How is the Polish real estate market developing? A market commentary by Beata Latoszek, Managing Director of Deutsche Hypo – NORD/LB Real Estate Finance Warsaw.
The Polish commercial real estate market has shown positive development over the last year. The total transaction volume in the key asset classes office, retail and logistics amounted to €4.8 billion, evenly distributed across these asset classes with €1.6 billion each. Notably, there has been increased demand in both the office and retail sectors.
Retail
Retail is once again being considered by investors. The shopping market has revived, witnessing the entry of strong retail portfolios which led 2024 to its best result since 2019. Despite the existing dominance of shopping centers in retail, most investors continued to focus on retail parks and local suppliers. Opportunistic investors are seeking older shopping centers to refurbish. With a 23% increase, prime yields are showing signs of recovery.
Office
The office market is currently experiencing low levels of new construction activity. Approximately 560,000 m² of modern office space is under construction, with 48% located in Warsaw. The regions outside the capital area continue to see a significant slowdown in development activity. The trend towards refurbishing older office properties is increasingly evident, particularly in the capital. Properties in central locations are in high demand. In CBD Warsaw, the vacancy rate was 8.9%, while it reached 12.2% outside CBD.

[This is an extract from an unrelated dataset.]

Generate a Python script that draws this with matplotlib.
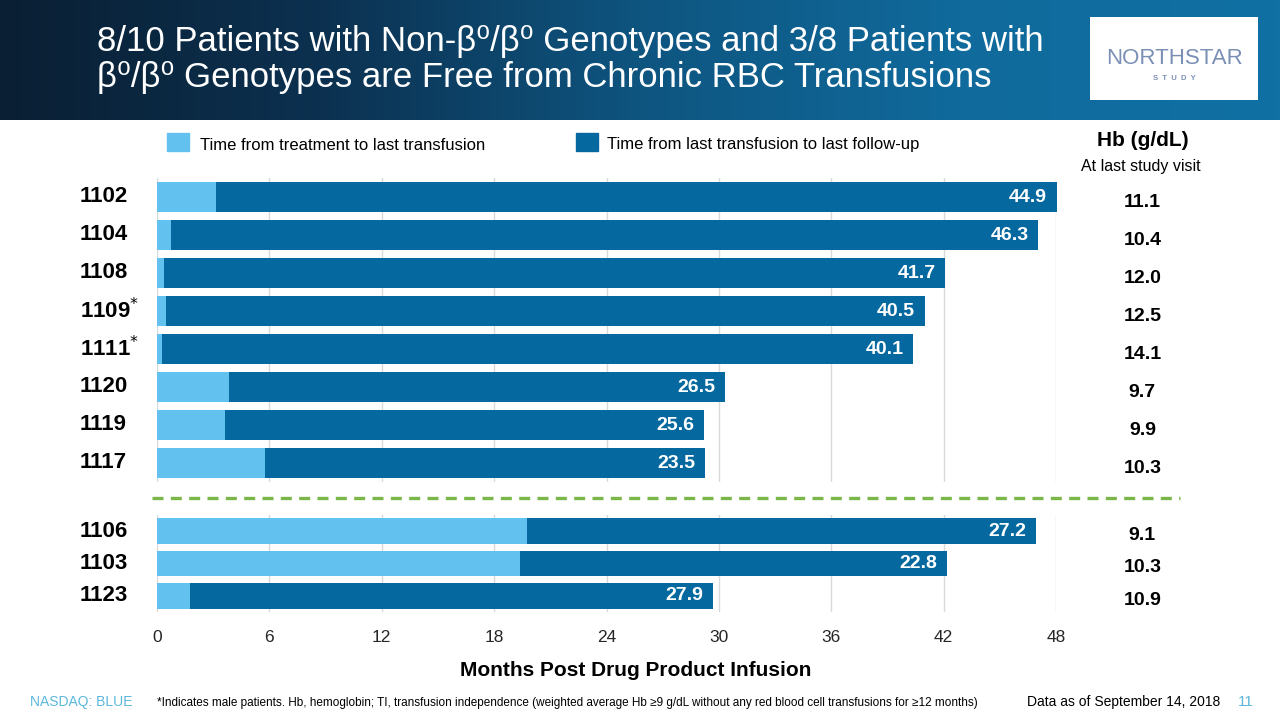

Pressure on prime rents is increasing, energy prices are significantly impacting operating costs, and a gradual absorption of vacancies is expected in the coming quarters. Hybrid working models continue to influence tenant demand across the region, with companies optimizing their office spaces for efficiency, employees appeal, and well-being. Future space requirements remain uncertain, as it is currently unclear whether the trend towards working from home will persist.
Logistics
Logistics continues to be one of the most attractive asset classes in the real estate market. Logistics transactions increased by 27% in 2024 compared to 2023, and the stock of modern warehouse space in Poland has reached 34.6 million sqm. The warehouse market was characterized last year by stabilization, a slowdown in rental growth and a decline in construction activity. With 2.1 million m² of new construction space, construction activity fell by 33% compared to 2023. The volume of newly initiated projects has also decreased. However, there has been an increase in demand, primarily driven by lease renegotiations. Lease renegotiations and extensions dominated the leasing mix, accounting for 61% of the total transaction volume. Tenants are increasingly focused on green solutions, and the market is adapting to their needs.
The trend of nearshoring has gained significance in 2024, with the light industrial sector becoming increasingly important. This shift is largely attributed to trade tensions between the United States, the European Union and China, leading more companies to choose Poland as a strategic location for their logistics and production centers. There is a steadily growing interest from manufacturing companies worldwide. Additionally, the demand from Asian clients, for whom Poland is becoming one of the key destinations for supplying Western Europe, is significantly increasing. For investment funds and financing banks, logistics projects with tenants from the light industrial sector are particularly attractive, as these typically involve new, high-quality buildings located in logistics centers with long-term leases and a nearly guaranteed option for further extensions. Despite high financing costs, a decline in yields in the warehouse and industrial sector is expected for 2025.
Hotel Properties
The hotel industry looks back on 2024 with satisfaction. Leisure hotels performed better than business hotels, which have not yet reached pre-COVID levels. Demand is driven by domestic travelers, but the number of overnight stays booked by international guests is also increasing. Despite improved hotel performance and heightened investor appetite for transactions, the volume of hotel investments in Warsaw decreased in 2024 compared to 2023, primarily due to a lack of available products in the market.
Conclusion
Overall, the sentiment in the Polish commercial real estate market is very positive, although the situation is not entirely straightforward. The market is saturated, and the quality and location of properties are of utmost importance. There is an increasing focus on operating costs as well. I remain optimistic about the year 2025, as investor demand is present, prices are attractive, and new opportunities are emerging in segments such as light industrial and shopping centers.